En route vers une union militaire ?
Des milliards pour l’armement et plus encore: l’UE lance un programme pour le lobby de la défense
Source: https://derstatus.at/globalismus/milliarden-fur-waffen-co...
Notre bel argent de bons contribuables sera consacré à leur armement: Bruxelles lance l'«European Defence Industry Program» (EDIP). Son objectif: que les pays de l’UE développent, achètent et produisent conjointement des armes, des munitions et d’autres équipements militaires. À cet effet, l’UE prévoit de dépenser pas moins de 1,5 milliard d’euros dans les deux prochaines années. À cela s’ajoutent de nouvelles aides financières à Kiev.

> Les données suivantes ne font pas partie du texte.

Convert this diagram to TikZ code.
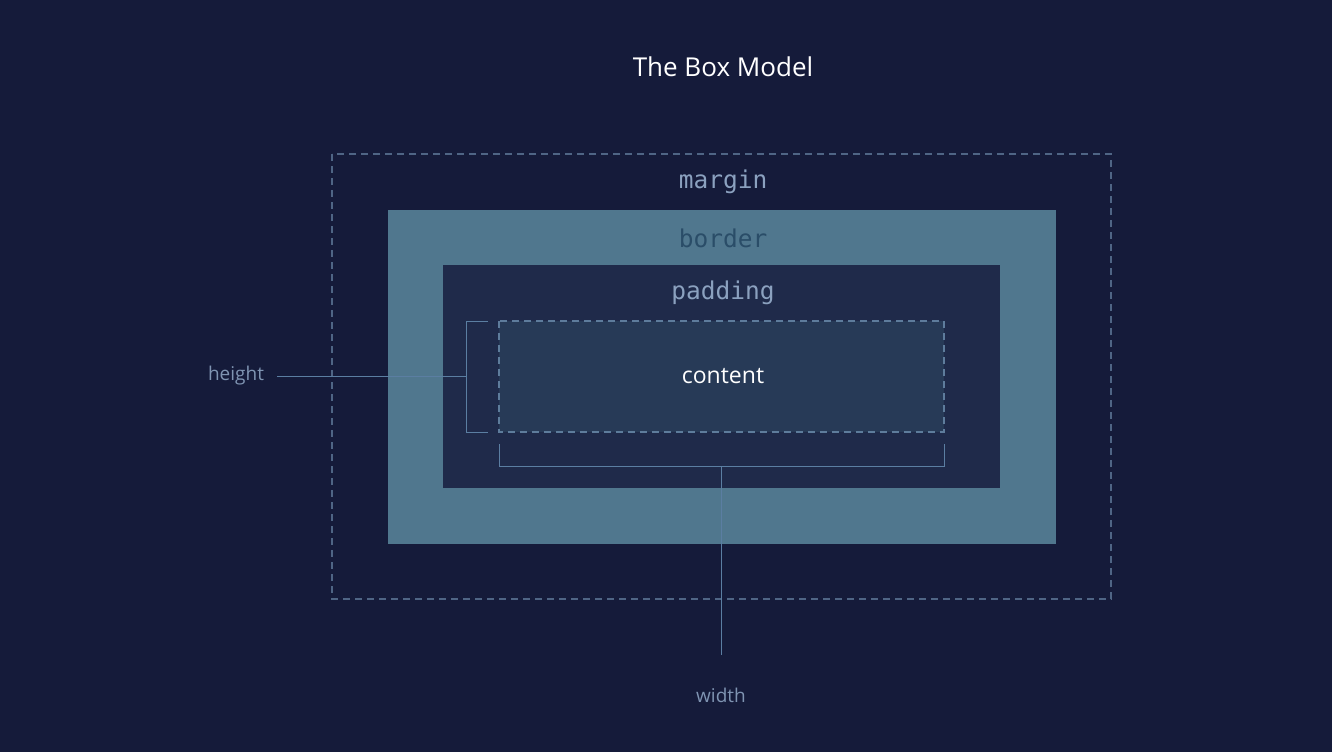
\documentclass[tikz,border=0pt]{standalone}
\usepackage{fontspec}
\setmainfont{Open Sans}
\newfontfamily\monof{DejaVu Sans Mono}
\definecolor{bg}{HTML}{151B3A}
\definecolor{marginline}{HTML}{4F6585}
\definecolor{borderfill}{HTML}{50778E}
\definecolor{padfill}{HTML}{1F2A4A}
\definecolor{contfill}{HTML}{273A57}
\definecolor{contline}{HTML}{5E7C9C}
\definecolor{lbl}{HTML}{8BA1BF}
\definecolor{borderlbl}{HTML}{2A4D68}
\definecolor{guide}{HTML}{5B7EA2}
\definecolor{dimlbl}{HTML}{7F94B2}
\begin{document}
\begin{tikzpicture}[x=1pt,y=-1pt,
  boxlbl/.style={font=\monof\fontsize{24.5}{28}\selectfont, anchor=center},
  dimtext/.style={font=\fontsize{19}{22}\selectfont, text=dimlbl, anchor=center},
  guideline/.style={draw=guide, line width=1pt}]
\fill[bg] (0,0) rectangle (1332,752);
\useasboundingbox (0,0) rectangle (1332,752);
\node[font=\fontsize{26}{30}\selectfont, text=white] (title) at (723,67) {The Box Model};
% margin
\draw[marginline, line width=1.2pt, dash pattern=on 7pt off 5pt] (332,154) rectangle (1111,599);
% border
\fill[borderfill] (388,210) rectangle (1056,544);
% padding
\fill[padfill] (443,265) rectangle (1000,488);
% content
\filldraw[fill=contfill, draw=contline, line width=1.2pt, dash pattern=on 7pt off 5pt] (499,321) rectangle (944,432);
\node[boxlbl, text=lbl] (marginlbl) at (723,182) {margin};
\node[boxlbl, text=borderlbl] (borderlbl) at (723,238) {border};
\node[boxlbl, text=lbl] (paddinglbl) at (723,293) {padding};
\node[font=\fontsize{23}{26}\selectfont, text=white] (contentlbl) at (723,376) {content};
% height bracket
\coordinate (hA) at (488,321);
\coordinate (hB) at (488,432);
\coordinate (hM) at (466,376);
\coordinate (hEnd) at (277,376);
\draw[guideline] (hA) -- (466,321) -- (466,432) -- (hB);
\node[dimtext] (height) at (236,376) {height};
\draw[guideline] (hEnd) -- (hM);
% width bracket
\coordinate (wA) at (499,444);
\coordinate (wB) at (944,444);
\coordinate (wM) at (721,466);
\coordinate (wEnd) at (721,655);
\draw[guideline] (wA) -- (499,466) -- (944,466) -- (wB);
\draw[guideline] (wM) -- (wEnd);
\node[dimtext] (width) at (721,695) {width};
\end{tikzpicture}
\end{document}
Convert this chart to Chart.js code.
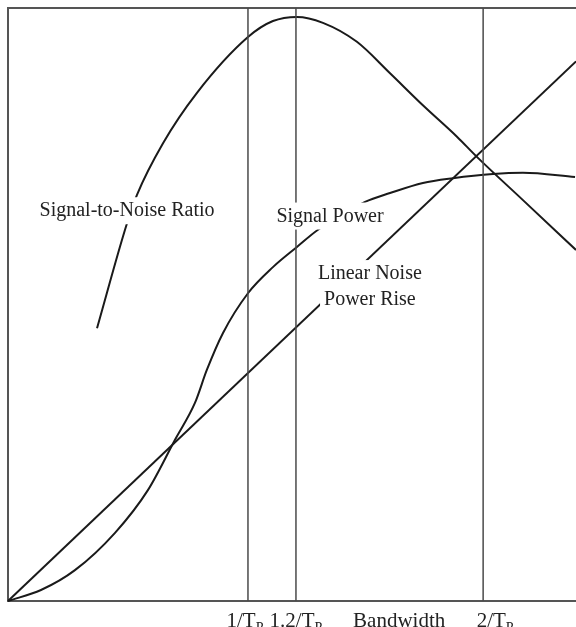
<!DOCTYPE html>
<html>
<head>
<meta charset="utf-8">
<script src="https://cdn.jsdelivr.net/npm/chart.js@4"></script>
<style>
  html, body { margin: 0; padding: 0; background: #fff; }
  #wrap { width: 576px; height: 627px; }
</style>
</head>
<body>
<div id="wrap"><canvas id="chart"></canvas></div>
<script>
// bandwidth in units of 1/T_P, curve heights in % of the frame
const snrX = [0.371, 0.496, 0.5375, 0.646, 0.7875, 1.0, 1.104, 1.204, 1.3125, 1.454, 1.592, 1.729, 1.871, 1.954, 2.146, 2.367];
const snrY = [46.0, 63.7, 68.5, 77.2, 85.7, 95.1, 97.8, 98.5, 97.5, 94.3, 89.0, 83.6, 78.3, 74.9, 67.6, 59.2];

const powerX = [0, 0.1375, 0.279, 0.446, 0.583, 0.696, 0.779, 0.829, 0.896, 1.0, 1.104, 1.204, 1.292, 1.488, 1.592, 1.729, 1.854, 2.021, 2.146, 2.363];
const powerY = [0, 1.85, 5.2, 11.5, 18.7, 27.2, 33.4, 39.0, 45.2, 51.9, 56.3, 59.7, 62.6, 67.3, 68.8, 70.5, 71.3, 72.0, 72.2, 71.5];

const noiseX = [0, 2.367];
const noiseY = [0, 91];

const markerX = [1, 1.2, 1.98];
const markerMain = ["1/T", "1.2/T", "2/T"];
const markerSub = ["P", "P", "P"];
const axisTitle = "Bandwidth";

function pts(xs, ys) {
  return xs.map((x, i) => ({ x: x, y: ys[i] }));
}

const curveStyle = {
  borderColor: "#1a1a1a",
  borderWidth: 2,
  pointRadius: 0,
  fill: false,
  clip: false,
  cubicInterpolationMode: "monotone",
};

const markerSets = markerX.map((x) => ({
  data: [{ x: x, y: 0 }, { x: x, y: 100 }],
  borderColor: "#4a4a4a",
  borderWidth: 1.5,
  pointRadius: 0,
  clip: false,
}));

const frame = {
  id: "frame",
  beforeDatasetsDraw(chart) {
    const { ctx, chartArea: a } = chart;
    ctx.save();
    ctx.strokeStyle = "#555";
    ctx.lineWidth = 2;
    ctx.beginPath();
    ctx.moveTo(a.right + 2, a.top);
    ctx.lineTo(a.left, a.top);
    ctx.lineTo(a.left, a.bottom);
    ctx.lineTo(a.right + 2, a.bottom);
    ctx.stroke();
    ctx.restore();
  },
};

// curve labels sit on white boxes that cut the lines, like the printed figure
const curveLabels = [
  { text: "Signal-to-Noise Ratio", x: 0.496, y: 65.9 },
  { text: "Signal Power", x: 1.342, y: 65.0 },
  { text: "Linear Noise", x: 1.508, y: 55.3 },
  { text: "Power Rise", x: 1.508, y: 51.0 },
];

const labels = {
  id: "labels",
  afterDatasetsDraw(chart) {
    const { ctx, scales } = chart;
    ctx.save();
    ctx.font = "20px 'Liberation Serif', 'Times New Roman', serif";
    ctx.textBaseline = "middle";
    ctx.textAlign = "center";
    curveLabels.forEach((l) => {
      const px = scales.x.getPixelForValue(l.x);
      const py = scales.y.getPixelForValue(l.y);
      const w = ctx.measureText(l.text).width;
      ctx.fillStyle = "#fff";
      ctx.fillRect(px - w / 2 - 4, py - 13, w + 8, 27);
      ctx.fillStyle = "#222";
      ctx.fillText(l.text, px, py + 1);
    });

    // bandwidth axis labels with subscript P
    const big = "21px 'Liberation Serif', 'Times New Roman', serif";
    const small = "14px 'Liberation Serif', 'Times New Roman', serif";
    const base = chart.chartArea.bottom + 26;
    ctx.textBaseline = "alphabetic";
    ctx.textAlign = "left";
    ctx.fillStyle = "#222";
    markerX.forEach((x, i) => {
      ctx.font = big;
      const w1 = ctx.measureText(markerMain[i]).width;
      ctx.font = small;
      const w2 = ctx.measureText(markerSub[i]).width;
      let px = scales.x.getPixelForValue(x) - (w1 + w2) / 2;
      if (i === 0) px -= 3;
      if (i === 2) px += 12;
      ctx.font = big;
      ctx.fillText(markerMain[i], px, base);
      ctx.font = small;
      ctx.fillText(markerSub[i], px + w1, base + 5);
    });
    ctx.font = big;
    ctx.textAlign = "center";
    ctx.fillText(axisTitle, scales.x.getPixelForValue(1.63), base);
    ctx.restore();
  },
};

new Chart(document.getElementById("chart"), {
  type: "line",
  data: {
    datasets: [
      ...markerSets,
      { ...curveStyle, data: pts(noiseX, noiseY), cubicInterpolationMode: "default", tension: 0 },
      { ...curveStyle, data: pts(powerX, powerY) },
      { ...curveStyle, data: pts(snrX, snrY) },
    ],
  },
  options: {
    responsive: true,
    maintainAspectRatio: false,
    animation: false,
    layout: { padding: { left: 8, top: 8, right: 0, bottom: 26 } },
    plugins: {
      legend: { display: false },
      tooltip: { enabled: false },
    },
    scales: {
      x: { type: "linear", min: 0, max: 2.367, display: false },
      y: { min: 0, max: 100, display: false },
    },
  },
  plugins: [frame, labels],
});
</script>
</body>
</html>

Le programme d’armement EDIP joue sur tous les tableaux
Une grande euphorie accompagne la progression du projet, du côté des représentants des familles politiques du système à Bruxelles. Le principal négociateur pour le budget, et ministre danois des Finances d'obédience social-démocrate, Nicolai Wammen, se réjouit de l’augmentation des dépenses militaires de l’UE qui passent à 2,8 milliards d’euros — soit un doublement depuis 2023 — et parle d’un budget «fort et résilient» dans ce domaine. François-Xavier Bellamy, négociateur de l’UE pour l’industrie, la recherche et l’énergie, est également très enthousiaste: «Nous veillons à ce que les pays européens investissent dans des armes qui leur garantissent une autonomie totale d’action.»

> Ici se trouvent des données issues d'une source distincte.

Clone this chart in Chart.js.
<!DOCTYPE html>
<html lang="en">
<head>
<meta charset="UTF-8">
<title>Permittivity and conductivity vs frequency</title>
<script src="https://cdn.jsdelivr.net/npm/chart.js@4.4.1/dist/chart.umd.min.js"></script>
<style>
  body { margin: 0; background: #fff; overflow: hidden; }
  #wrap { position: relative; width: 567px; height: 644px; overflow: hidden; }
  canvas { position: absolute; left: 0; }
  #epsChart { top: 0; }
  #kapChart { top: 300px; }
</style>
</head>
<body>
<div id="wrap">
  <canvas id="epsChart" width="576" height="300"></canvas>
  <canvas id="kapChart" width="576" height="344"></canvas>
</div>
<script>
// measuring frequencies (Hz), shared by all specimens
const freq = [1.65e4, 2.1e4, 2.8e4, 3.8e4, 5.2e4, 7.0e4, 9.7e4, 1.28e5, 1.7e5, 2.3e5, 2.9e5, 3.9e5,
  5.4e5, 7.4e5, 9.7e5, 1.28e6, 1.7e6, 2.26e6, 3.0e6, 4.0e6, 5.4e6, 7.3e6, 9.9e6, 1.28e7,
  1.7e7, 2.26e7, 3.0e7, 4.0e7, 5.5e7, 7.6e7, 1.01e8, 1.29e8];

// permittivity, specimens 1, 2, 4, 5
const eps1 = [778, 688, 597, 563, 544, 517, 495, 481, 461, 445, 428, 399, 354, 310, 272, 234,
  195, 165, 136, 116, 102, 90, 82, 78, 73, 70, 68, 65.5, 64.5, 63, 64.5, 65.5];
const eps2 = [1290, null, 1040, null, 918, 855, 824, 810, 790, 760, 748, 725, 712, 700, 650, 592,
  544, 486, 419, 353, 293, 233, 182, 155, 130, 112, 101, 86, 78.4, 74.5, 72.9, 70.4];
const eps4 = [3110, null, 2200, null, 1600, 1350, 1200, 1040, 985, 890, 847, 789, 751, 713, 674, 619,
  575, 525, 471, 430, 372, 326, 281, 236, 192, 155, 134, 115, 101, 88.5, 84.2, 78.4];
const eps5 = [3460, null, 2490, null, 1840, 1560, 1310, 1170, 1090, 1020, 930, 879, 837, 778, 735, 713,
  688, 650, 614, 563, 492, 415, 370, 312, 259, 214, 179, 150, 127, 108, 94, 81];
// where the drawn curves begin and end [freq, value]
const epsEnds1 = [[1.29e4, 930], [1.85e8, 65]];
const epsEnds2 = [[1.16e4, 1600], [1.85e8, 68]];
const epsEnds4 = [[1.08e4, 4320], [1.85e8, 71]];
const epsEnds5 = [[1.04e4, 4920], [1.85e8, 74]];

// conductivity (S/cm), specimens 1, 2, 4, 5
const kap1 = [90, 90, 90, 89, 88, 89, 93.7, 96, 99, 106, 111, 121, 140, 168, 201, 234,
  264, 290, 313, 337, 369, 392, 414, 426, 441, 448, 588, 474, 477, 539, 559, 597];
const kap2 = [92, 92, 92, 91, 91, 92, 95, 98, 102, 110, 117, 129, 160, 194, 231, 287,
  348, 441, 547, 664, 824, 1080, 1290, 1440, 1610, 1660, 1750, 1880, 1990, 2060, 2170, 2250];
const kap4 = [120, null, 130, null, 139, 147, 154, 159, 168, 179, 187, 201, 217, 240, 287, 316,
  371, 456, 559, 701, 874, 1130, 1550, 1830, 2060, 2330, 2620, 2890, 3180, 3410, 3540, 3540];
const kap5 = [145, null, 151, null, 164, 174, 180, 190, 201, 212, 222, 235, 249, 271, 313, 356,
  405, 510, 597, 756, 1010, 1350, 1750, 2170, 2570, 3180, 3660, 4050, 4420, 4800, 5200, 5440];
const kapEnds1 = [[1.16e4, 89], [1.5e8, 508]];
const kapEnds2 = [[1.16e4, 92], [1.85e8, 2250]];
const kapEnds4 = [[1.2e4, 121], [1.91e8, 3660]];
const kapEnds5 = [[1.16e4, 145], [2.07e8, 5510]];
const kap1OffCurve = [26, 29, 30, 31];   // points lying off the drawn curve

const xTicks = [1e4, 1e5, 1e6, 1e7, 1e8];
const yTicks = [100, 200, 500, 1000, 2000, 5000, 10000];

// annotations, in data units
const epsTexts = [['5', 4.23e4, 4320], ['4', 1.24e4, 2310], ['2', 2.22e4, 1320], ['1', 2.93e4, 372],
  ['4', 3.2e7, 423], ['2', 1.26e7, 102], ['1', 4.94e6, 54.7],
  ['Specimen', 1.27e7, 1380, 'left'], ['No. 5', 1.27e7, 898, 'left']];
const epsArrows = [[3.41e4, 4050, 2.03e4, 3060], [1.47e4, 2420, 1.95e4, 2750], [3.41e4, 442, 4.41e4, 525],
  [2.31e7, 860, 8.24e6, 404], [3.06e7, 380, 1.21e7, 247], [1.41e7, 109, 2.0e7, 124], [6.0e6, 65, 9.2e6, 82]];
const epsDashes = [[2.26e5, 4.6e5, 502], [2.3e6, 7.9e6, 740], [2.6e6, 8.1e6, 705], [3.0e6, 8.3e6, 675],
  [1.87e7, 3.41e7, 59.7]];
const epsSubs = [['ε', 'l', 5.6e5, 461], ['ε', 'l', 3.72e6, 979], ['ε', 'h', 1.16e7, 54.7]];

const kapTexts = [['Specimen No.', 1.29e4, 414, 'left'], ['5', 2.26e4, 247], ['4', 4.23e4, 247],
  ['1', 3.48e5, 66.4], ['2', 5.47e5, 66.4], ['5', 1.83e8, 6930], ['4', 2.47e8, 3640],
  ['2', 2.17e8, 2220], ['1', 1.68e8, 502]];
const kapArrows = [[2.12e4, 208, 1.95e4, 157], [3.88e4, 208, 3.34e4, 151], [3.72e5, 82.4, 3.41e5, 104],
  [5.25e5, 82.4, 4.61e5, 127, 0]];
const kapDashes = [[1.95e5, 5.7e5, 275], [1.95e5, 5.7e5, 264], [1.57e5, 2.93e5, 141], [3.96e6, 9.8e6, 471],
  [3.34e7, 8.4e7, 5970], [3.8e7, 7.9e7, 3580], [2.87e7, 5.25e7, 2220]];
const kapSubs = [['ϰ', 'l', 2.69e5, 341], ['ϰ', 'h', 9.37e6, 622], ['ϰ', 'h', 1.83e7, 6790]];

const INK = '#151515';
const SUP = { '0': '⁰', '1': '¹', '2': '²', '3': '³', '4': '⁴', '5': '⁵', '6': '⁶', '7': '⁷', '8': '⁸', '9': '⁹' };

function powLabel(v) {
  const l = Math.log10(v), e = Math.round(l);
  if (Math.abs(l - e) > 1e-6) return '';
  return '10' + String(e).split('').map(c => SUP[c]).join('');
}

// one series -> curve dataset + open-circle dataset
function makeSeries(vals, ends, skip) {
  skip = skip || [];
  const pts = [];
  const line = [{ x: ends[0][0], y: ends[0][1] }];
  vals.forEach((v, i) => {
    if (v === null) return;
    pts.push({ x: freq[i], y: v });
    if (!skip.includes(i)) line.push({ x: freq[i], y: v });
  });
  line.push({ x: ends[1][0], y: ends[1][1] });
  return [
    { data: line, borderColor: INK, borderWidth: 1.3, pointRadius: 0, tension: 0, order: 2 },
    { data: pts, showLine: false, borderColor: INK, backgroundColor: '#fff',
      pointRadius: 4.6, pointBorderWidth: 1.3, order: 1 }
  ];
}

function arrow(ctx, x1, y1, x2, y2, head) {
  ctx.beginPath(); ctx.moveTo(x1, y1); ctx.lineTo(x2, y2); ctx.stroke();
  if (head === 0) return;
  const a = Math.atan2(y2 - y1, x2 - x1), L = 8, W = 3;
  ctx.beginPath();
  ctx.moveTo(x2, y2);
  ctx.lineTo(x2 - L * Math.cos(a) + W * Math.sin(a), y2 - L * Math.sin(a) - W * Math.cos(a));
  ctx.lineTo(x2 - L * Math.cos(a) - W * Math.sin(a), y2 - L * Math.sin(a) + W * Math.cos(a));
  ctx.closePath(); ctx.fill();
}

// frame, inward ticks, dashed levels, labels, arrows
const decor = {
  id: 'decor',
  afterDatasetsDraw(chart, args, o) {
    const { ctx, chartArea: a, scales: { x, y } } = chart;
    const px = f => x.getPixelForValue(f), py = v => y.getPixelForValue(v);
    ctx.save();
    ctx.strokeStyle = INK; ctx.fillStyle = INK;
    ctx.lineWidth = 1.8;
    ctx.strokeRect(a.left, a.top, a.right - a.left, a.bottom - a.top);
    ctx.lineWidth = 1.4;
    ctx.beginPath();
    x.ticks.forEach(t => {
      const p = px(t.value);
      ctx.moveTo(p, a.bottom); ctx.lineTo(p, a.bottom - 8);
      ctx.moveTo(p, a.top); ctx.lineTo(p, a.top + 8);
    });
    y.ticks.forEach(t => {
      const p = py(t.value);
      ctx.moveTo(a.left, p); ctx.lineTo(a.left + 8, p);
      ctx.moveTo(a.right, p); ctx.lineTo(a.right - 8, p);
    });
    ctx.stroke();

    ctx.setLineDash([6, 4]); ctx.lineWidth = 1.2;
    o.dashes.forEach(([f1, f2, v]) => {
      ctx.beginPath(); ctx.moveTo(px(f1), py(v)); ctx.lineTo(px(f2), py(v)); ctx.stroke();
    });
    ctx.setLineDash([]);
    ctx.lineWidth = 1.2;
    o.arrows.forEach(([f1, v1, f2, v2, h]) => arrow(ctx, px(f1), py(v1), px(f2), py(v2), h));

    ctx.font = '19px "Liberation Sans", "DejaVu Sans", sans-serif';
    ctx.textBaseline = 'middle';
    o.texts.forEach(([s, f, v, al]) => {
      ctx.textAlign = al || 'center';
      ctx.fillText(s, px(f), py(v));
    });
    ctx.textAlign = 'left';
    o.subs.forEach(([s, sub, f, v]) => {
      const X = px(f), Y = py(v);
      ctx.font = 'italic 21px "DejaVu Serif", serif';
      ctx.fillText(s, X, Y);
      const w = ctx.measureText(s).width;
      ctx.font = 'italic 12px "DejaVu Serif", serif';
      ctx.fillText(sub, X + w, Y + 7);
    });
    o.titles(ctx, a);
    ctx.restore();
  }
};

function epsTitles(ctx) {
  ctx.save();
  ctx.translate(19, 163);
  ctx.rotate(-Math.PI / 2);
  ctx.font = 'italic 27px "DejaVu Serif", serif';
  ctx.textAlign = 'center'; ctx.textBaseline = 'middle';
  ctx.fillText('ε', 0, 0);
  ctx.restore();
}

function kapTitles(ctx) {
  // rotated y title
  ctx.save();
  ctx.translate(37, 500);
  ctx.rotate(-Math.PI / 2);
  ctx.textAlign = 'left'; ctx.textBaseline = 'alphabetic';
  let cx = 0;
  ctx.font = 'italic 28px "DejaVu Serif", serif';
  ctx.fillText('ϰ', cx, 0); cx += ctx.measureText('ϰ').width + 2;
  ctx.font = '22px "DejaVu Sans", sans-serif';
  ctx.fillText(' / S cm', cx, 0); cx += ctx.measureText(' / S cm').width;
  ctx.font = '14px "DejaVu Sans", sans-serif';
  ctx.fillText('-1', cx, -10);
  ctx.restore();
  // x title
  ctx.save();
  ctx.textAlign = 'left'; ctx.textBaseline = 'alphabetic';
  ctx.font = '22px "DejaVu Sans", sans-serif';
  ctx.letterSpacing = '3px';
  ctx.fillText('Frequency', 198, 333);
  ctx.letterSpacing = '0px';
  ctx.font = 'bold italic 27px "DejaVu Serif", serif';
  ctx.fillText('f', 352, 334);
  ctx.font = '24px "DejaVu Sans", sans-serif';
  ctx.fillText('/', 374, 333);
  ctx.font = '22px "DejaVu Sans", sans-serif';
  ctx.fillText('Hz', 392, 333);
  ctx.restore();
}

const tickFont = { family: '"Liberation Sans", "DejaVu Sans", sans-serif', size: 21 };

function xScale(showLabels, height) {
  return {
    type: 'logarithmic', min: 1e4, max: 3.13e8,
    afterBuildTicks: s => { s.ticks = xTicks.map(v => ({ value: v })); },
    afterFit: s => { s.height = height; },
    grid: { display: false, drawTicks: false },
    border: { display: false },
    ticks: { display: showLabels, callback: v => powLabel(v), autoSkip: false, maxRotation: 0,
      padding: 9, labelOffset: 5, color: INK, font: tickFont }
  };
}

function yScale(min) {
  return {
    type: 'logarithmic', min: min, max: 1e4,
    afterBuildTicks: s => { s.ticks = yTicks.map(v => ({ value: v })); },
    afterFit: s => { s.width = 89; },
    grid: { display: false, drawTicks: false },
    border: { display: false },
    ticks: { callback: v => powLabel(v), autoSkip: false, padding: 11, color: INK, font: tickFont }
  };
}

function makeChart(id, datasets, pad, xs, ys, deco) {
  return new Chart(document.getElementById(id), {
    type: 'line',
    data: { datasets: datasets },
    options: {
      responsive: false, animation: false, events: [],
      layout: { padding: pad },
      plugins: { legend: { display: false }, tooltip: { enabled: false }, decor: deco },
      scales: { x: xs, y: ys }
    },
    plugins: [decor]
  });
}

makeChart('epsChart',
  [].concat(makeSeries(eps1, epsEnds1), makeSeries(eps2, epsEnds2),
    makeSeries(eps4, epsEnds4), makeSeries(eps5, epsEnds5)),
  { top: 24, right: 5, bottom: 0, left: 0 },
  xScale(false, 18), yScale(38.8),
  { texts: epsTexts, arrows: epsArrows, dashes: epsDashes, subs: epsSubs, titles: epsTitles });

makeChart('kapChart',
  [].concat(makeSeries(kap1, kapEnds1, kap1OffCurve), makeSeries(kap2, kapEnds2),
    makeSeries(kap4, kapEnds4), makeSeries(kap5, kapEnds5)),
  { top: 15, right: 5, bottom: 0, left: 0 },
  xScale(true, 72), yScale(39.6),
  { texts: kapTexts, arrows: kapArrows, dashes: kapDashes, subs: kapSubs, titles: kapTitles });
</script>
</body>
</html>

Il évoque des « décennies de dépendances dangereuses » qui auraient menacé la «souveraineté de nos démocraties». Le programme EDIP renforce la «base industrielle» et garantit que les armées des pays de l’UE «disposent des moyens pour remplir leur mission». La participation de l’industrie de défense ukrainienne, également, est particulièrement saluée dans la famille politique, comme l’explique Michael Gahler, député de la CDU allemande et négociateur du PPE au comité de la défense de l’UE. Cependant, il regrette que le 1,5 milliard d’euros débloqué par Bruxelles soit encore «bien trop faible» à son goût…

Économie de guerre de l’UE: l’Autriche neutre, elle aussi, finance le projet
La FPÖ pressent déjà le pire en lien avec ces annonces. La députée européenne de la FPÖ, Petra Steger (photo), a déclaré: «L’Union européenne fait un pas colossal vers une union militaire, et le gouvernement autrichien est en première ligne. Ce qui est présenté ici sous le nom de European Defence Industry Programme n’est rien d’autre que le début d’une économie de guerre à l’échelle de l’UE.» À l’avenir, les États membres pourront se faire subventionner jusqu’à 100 % des coûts de leurs projets de défense par l’UE.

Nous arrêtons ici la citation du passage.